実質GDPより名目GDP減少がもっとヤバい。

しかも、さらに不味いことがあります。

それは今回騒がれているのは実質GDPですが、実は名目GDPもマイナスになっているのです。

そもそも実質と名目の違いは何かというと、名目は単純にGDPを足し算したのに対して、実質はそこから物価変動の影響を差し引いたものであるという点です (本当は季節要因の調整とか色々あるのですが分かりやすくするために省略します)。今回は消費税が2%上がっていますので、その分強制的に物価が上昇しています。したがって、国内の消費量が変わっていなければ、消費税を増税した分だけ名目GDPは上昇してないとおかしいのです。

 

たとえば1000円の商品があり、これが一ヶ月に100個売れるとしましょう。

A) 消費税が8%の場合

商品の単価は税込みで1080円になります。
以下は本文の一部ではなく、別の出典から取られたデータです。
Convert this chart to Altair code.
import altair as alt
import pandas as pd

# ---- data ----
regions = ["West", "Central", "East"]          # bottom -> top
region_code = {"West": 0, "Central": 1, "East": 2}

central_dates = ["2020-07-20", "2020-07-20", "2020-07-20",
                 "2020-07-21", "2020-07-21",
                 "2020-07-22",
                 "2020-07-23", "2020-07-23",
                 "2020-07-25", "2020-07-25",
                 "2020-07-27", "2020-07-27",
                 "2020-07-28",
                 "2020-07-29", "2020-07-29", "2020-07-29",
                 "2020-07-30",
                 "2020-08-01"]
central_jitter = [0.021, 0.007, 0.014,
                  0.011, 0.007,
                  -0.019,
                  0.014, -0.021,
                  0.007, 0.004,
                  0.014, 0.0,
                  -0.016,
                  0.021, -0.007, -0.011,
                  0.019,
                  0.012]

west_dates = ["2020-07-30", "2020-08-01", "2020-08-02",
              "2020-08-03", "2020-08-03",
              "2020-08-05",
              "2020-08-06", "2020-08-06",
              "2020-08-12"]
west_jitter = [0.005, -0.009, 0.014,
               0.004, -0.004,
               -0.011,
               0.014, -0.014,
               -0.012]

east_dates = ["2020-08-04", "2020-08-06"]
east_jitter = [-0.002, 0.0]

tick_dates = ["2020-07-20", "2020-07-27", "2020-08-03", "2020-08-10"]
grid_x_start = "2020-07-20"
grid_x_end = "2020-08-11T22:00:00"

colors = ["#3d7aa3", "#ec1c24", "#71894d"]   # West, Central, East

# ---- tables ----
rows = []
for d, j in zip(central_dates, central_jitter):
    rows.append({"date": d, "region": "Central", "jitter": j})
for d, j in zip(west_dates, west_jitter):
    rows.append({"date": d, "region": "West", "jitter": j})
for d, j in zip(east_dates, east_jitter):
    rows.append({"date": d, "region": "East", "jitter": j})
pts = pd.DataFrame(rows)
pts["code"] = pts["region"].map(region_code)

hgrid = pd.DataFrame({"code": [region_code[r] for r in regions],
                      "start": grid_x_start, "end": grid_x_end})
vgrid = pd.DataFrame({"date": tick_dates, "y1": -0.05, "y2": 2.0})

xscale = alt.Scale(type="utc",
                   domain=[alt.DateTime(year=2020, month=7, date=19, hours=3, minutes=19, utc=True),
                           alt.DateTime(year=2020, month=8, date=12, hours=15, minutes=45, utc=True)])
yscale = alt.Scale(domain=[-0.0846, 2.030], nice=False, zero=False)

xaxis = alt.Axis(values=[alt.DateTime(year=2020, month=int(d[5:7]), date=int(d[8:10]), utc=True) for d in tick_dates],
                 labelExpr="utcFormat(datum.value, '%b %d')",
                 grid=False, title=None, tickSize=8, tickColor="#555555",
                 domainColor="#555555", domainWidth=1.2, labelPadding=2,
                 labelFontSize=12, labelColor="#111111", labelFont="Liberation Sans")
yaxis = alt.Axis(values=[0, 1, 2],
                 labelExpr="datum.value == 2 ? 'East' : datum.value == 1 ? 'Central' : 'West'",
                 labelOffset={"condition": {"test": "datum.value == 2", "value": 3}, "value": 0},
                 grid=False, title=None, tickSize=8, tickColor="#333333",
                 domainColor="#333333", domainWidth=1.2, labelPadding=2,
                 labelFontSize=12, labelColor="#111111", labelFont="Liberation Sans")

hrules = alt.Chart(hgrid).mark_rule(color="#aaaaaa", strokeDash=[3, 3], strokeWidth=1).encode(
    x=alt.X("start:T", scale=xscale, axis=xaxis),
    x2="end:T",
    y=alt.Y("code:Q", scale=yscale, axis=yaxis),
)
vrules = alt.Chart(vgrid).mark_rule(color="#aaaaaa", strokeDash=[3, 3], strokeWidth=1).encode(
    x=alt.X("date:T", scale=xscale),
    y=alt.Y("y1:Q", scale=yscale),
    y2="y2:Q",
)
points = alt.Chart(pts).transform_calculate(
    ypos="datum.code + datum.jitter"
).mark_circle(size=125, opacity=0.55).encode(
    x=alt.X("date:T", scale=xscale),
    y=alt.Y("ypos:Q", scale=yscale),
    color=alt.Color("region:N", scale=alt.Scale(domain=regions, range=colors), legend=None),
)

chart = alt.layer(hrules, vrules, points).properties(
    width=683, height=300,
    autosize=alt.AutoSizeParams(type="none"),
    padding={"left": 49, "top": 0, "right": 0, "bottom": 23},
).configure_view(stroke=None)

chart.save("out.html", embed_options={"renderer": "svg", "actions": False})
これが100個ですので合計金額は108,000円になります。

B) 消費税が10%の場合

商品の単価は税込みで1100円になります。これが100個ですので合計金額は110,000円になります。

消費税が8%の場合と10%の場合で販売される量が変わらなければ、増税分だけ合計金額が増えるはずなのです。それが今回は(名目GDP)下がってしまっている。ということは、増税で価格が上がったにも関わらず、それを上回る勢いで販売された量が減少したということです。消費税によって消費が減少したことが統計上も明らかになったということです。
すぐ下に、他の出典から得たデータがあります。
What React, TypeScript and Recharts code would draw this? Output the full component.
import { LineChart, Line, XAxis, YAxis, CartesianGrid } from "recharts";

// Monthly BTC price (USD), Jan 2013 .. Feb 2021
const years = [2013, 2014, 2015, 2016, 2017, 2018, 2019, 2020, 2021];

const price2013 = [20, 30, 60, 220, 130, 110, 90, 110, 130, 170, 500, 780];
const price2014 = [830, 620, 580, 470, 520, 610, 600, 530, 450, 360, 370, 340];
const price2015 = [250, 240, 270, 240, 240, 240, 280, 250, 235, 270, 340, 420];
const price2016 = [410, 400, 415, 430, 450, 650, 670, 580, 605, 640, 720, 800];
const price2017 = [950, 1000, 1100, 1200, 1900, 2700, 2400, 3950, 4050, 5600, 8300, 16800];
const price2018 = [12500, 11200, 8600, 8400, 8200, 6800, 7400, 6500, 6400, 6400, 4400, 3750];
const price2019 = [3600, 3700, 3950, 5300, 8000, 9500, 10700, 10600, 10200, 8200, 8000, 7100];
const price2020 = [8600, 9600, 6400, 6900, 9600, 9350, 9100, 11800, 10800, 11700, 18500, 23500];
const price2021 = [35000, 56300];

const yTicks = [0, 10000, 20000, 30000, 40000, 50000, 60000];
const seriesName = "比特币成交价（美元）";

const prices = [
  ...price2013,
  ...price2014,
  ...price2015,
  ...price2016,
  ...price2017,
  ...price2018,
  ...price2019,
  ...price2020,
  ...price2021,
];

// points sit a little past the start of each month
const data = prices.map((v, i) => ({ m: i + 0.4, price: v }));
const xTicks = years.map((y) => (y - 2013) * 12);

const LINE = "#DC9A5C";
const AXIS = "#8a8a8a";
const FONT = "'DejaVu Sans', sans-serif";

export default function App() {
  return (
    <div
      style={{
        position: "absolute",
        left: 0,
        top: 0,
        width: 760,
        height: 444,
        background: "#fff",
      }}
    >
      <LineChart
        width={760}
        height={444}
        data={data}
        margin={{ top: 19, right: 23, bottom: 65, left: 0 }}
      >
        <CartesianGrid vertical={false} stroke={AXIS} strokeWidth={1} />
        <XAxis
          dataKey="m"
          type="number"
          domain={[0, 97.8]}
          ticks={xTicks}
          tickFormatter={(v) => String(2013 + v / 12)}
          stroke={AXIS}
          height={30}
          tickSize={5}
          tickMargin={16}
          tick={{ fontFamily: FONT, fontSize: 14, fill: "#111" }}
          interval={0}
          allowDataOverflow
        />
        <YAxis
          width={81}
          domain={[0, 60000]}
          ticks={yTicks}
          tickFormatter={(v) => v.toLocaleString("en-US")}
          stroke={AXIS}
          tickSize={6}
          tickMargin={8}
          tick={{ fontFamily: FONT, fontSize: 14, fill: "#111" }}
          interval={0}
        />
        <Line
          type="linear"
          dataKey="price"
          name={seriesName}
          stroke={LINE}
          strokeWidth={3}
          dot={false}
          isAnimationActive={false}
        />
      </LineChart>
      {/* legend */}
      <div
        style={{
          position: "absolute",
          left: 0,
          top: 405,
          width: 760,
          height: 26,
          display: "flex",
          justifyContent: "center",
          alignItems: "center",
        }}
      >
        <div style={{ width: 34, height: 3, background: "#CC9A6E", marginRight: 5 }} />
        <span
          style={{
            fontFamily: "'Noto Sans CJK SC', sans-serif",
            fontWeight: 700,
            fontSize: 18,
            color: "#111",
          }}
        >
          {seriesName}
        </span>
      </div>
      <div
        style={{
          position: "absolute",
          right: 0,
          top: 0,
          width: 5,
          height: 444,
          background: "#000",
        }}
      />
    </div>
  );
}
このことは元内閣官房参与藤井聡氏も指摘されているのですが、藤井氏によると前回の2014年の増税時にはこのような現象は見られなかったそうです (実質GDPは今回同様下がっていたけど、名目は何とか下がらずに済んだ)。つまり、今回の消費税増税は前回の増税を上回るインパクトを市場に与えたことが明らかになったということです。

 

この絶望の中でできること

この数字を見るだけですでに日本経済は相当危険な状況に入っていることは間違いありませんが、さらに最悪なことに新型コロナウィルスによる影響で今年の1〜3月期のGDPも確実にマイナスに突っ込むでしょう。

その次の4〜6月期は若干持ち直すかもしれませんが

 

-3月末にはプレミアム商品券終了。

-6月末にはキャッシュレス決済還元が終了。

-8月上旬には東京オリンピック終了。

 

と、悪いイベントが目白押しです。とても経済が好転するチャンスがあるとは思えません。むしろ年末にかけて増々衰退していくのが必定という感じです。

 

という訳で、今回はかなり暗〜〜〜い気持ちになる記事を投稿してしまいました。すみません m(_ _)m

ですが、どうもどのニュースや新聞を見ても新型コロナウィルスのことばかりで (これはこれで大事件なのですが・・・)、今回のGDP減少のことはすっかり忘れ去られてしまったように思います。厳しい、非常に厳しい現実ですが、この現実を見なくては正しい解決策を導きだすこともできません。まずは現状を知ること。これこそが日本の経済を好転させるための第一歩だと思うのです。